▶ _Instruction_
Search the listing for "that" and copy every line where it appears.

▶ _Available data_
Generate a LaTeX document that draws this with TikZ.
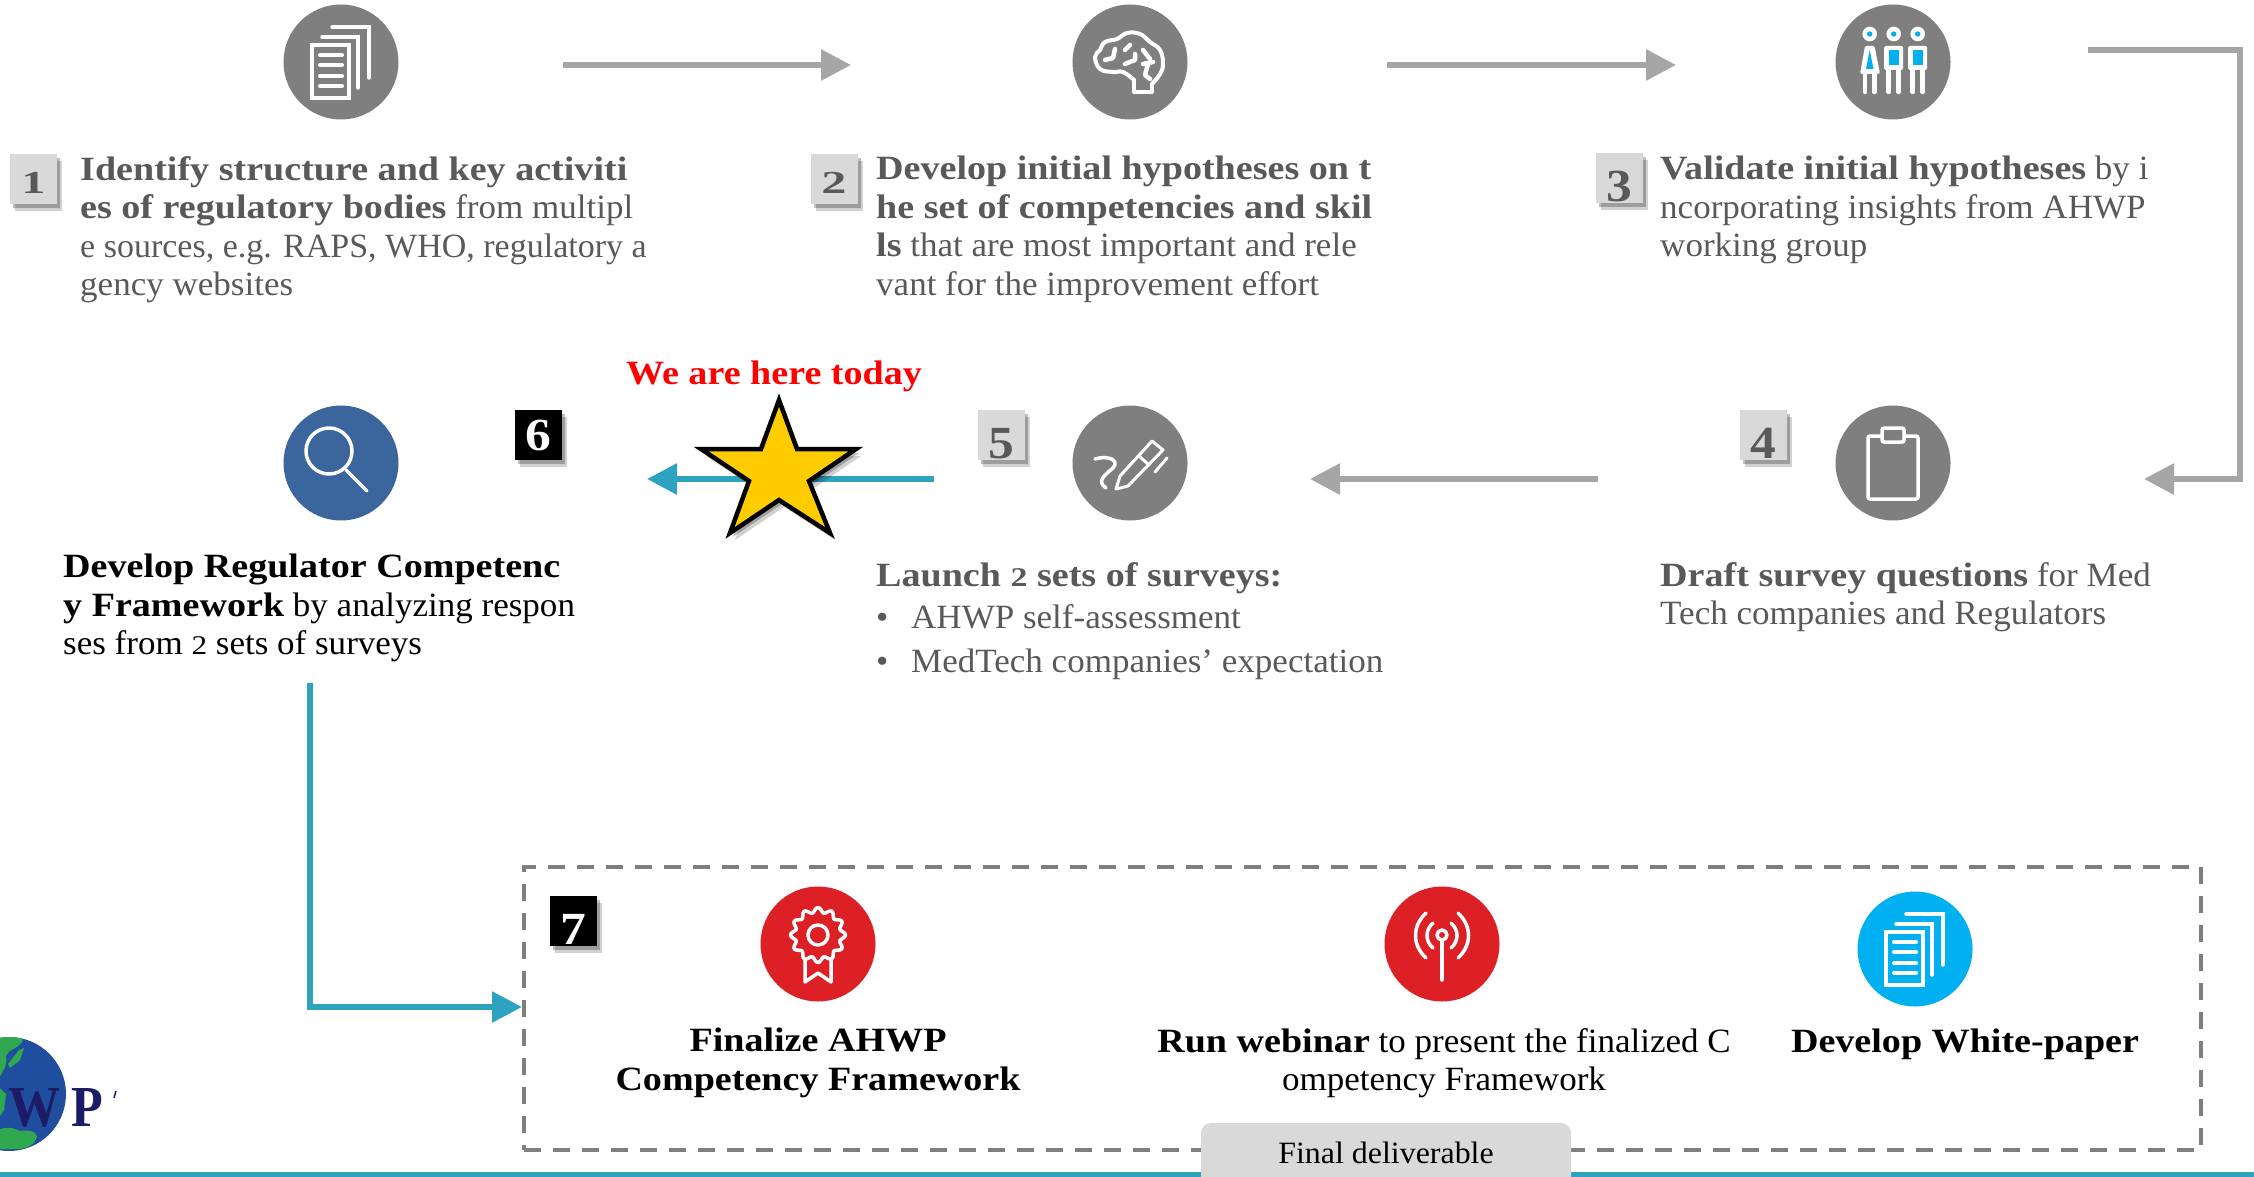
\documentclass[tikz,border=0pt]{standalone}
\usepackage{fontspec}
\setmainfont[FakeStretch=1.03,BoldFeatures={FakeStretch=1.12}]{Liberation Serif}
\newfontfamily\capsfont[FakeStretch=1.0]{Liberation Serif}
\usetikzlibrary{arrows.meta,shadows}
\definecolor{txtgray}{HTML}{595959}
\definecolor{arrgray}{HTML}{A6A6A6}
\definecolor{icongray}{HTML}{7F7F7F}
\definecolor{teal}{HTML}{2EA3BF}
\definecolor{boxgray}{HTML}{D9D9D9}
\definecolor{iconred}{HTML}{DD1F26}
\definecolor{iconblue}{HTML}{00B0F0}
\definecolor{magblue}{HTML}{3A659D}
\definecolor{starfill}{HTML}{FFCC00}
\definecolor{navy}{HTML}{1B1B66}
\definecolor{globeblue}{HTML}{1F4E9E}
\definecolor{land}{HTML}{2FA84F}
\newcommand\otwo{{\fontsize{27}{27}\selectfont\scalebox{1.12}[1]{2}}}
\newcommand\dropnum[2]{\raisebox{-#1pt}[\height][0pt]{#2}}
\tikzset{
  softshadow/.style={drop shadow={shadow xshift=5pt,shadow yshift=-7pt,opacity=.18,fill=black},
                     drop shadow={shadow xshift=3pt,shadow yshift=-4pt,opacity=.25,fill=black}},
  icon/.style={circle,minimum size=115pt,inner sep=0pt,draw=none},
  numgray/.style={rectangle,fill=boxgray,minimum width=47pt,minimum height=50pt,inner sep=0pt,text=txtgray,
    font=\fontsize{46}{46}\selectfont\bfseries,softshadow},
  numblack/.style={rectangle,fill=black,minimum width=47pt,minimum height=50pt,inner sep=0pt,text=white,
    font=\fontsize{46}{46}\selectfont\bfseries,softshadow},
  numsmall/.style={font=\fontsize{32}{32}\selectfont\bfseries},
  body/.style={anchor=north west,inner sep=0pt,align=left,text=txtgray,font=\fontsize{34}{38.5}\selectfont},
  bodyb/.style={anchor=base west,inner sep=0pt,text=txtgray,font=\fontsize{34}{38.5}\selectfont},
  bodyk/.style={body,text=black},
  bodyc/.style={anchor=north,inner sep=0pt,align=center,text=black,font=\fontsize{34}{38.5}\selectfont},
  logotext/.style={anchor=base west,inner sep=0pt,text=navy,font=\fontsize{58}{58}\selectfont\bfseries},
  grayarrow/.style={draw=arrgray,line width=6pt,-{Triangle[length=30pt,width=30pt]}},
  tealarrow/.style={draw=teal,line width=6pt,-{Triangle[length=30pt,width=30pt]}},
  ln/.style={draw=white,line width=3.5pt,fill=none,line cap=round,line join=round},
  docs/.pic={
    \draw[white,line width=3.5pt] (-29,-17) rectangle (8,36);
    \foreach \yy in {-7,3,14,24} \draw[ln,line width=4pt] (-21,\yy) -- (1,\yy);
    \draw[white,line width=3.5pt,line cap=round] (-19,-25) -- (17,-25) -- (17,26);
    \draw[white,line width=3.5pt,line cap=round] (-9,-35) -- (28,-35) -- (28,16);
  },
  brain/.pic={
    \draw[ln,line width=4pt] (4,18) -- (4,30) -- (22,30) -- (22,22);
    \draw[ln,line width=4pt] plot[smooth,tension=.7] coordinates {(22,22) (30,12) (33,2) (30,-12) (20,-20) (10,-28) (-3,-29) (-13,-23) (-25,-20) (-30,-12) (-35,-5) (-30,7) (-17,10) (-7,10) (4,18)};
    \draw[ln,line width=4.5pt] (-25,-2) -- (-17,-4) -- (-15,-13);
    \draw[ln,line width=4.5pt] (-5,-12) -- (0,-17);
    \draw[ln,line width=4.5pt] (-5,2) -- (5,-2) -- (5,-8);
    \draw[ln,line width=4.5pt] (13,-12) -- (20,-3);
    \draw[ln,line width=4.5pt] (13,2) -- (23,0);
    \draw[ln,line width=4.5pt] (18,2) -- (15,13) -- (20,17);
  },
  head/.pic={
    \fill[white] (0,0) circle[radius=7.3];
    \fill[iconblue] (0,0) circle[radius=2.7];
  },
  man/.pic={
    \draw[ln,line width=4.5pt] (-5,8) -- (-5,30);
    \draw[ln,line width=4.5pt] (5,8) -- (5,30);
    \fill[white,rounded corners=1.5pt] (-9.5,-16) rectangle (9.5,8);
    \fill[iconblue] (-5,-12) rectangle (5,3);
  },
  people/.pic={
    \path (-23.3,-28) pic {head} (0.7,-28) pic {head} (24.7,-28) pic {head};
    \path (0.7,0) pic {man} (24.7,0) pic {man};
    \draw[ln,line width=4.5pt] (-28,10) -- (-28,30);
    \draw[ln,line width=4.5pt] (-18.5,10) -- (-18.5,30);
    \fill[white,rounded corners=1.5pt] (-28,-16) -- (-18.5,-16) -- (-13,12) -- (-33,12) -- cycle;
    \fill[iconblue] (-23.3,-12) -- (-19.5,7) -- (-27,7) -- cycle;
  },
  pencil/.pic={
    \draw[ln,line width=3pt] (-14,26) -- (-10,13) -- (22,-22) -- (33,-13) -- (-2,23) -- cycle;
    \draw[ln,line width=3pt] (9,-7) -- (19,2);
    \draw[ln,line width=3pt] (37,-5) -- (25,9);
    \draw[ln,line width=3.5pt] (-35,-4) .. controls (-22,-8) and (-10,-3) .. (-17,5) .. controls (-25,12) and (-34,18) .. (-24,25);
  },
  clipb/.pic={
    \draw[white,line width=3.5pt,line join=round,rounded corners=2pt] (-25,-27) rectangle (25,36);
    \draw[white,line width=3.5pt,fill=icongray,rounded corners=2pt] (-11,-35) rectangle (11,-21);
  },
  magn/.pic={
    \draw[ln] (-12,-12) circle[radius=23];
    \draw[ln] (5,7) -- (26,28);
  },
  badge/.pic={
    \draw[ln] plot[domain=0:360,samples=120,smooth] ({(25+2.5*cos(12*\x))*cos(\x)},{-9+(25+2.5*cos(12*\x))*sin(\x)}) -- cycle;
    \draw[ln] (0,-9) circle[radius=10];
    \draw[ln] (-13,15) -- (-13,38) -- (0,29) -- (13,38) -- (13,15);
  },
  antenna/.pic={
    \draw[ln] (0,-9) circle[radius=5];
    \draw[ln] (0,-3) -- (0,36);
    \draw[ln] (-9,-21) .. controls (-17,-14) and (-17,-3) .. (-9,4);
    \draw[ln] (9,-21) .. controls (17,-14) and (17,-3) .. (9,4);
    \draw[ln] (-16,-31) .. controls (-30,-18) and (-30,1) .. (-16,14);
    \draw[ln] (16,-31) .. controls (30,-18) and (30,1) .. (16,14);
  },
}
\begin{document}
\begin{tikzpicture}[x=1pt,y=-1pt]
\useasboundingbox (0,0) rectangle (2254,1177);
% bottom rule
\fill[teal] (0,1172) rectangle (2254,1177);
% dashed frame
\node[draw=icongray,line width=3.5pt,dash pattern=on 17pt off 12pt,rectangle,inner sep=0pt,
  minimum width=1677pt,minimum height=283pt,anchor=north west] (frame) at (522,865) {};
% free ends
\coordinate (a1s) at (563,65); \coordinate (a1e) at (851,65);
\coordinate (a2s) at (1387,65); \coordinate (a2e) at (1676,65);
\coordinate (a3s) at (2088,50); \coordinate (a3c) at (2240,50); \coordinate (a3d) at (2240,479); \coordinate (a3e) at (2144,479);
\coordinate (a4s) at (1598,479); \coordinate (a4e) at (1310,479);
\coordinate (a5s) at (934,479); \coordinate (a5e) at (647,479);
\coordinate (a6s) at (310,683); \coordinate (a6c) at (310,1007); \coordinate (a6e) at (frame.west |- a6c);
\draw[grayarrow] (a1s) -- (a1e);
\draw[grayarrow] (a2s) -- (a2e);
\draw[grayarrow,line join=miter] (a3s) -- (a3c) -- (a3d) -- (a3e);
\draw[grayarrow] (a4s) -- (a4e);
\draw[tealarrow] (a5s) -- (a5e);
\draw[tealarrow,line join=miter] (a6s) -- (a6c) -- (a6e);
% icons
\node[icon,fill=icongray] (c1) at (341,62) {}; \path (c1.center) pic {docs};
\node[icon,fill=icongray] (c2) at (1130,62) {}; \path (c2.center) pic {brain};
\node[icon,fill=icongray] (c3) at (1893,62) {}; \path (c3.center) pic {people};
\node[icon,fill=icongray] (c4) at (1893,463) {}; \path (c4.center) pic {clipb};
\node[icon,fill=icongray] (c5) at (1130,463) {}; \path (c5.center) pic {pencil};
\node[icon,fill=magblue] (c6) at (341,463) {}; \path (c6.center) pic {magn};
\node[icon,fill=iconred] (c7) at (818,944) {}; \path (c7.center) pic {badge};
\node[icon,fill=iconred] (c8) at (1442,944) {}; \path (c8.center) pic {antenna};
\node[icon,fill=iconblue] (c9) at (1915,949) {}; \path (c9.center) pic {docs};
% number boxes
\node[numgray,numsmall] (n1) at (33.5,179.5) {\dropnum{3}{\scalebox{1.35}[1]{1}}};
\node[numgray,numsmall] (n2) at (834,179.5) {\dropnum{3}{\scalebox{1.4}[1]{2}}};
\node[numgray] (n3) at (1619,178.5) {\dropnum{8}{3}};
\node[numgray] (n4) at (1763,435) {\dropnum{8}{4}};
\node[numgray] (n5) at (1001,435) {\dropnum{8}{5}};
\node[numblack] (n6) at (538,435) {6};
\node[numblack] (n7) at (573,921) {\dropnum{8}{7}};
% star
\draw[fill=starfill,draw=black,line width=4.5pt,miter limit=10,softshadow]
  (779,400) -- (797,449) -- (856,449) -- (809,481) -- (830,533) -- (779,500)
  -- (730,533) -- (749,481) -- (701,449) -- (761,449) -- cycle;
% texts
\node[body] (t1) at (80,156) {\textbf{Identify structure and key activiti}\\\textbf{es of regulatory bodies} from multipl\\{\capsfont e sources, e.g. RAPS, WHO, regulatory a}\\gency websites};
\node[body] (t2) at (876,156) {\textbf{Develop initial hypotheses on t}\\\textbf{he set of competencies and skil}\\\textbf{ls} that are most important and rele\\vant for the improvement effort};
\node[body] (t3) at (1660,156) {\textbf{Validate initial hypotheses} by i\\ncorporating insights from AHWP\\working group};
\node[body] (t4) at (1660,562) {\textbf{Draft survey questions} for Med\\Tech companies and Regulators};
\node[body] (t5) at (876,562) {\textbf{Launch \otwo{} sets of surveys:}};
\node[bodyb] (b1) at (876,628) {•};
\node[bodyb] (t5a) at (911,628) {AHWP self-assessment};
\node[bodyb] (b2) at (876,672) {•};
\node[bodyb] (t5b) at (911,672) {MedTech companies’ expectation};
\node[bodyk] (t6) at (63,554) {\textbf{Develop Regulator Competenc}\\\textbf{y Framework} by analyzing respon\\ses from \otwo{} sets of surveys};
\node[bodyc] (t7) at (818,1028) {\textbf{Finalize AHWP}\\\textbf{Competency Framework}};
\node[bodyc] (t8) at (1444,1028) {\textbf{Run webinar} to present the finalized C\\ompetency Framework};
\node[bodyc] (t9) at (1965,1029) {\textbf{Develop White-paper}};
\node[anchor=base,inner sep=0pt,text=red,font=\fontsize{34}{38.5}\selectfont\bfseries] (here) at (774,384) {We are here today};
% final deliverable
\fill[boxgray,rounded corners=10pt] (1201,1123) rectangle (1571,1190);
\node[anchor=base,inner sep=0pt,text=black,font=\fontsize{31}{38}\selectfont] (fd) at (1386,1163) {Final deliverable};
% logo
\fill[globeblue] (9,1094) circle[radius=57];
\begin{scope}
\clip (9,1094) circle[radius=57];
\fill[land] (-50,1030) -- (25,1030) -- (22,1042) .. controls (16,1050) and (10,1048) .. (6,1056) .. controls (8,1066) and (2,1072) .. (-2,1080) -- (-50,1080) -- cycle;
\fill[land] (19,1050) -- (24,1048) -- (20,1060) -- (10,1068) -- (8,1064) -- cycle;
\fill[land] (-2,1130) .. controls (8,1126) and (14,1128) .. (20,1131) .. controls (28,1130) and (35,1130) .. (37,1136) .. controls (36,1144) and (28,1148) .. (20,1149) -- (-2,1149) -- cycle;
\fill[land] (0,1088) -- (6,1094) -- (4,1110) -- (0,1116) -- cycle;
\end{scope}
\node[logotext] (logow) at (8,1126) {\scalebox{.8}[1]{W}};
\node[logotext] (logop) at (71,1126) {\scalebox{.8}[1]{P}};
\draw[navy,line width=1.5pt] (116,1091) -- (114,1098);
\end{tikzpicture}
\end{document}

▶ _The solution_
Generate a LaTeX document that draws this with TikZ.
\node[body] (t2) at (876,156) {\textbf{Develop initial hypotheses on t}\\\textbf{he set of competencies and skil}\\\textbf{ls} that are most important and rele\\vant for the improvement effort};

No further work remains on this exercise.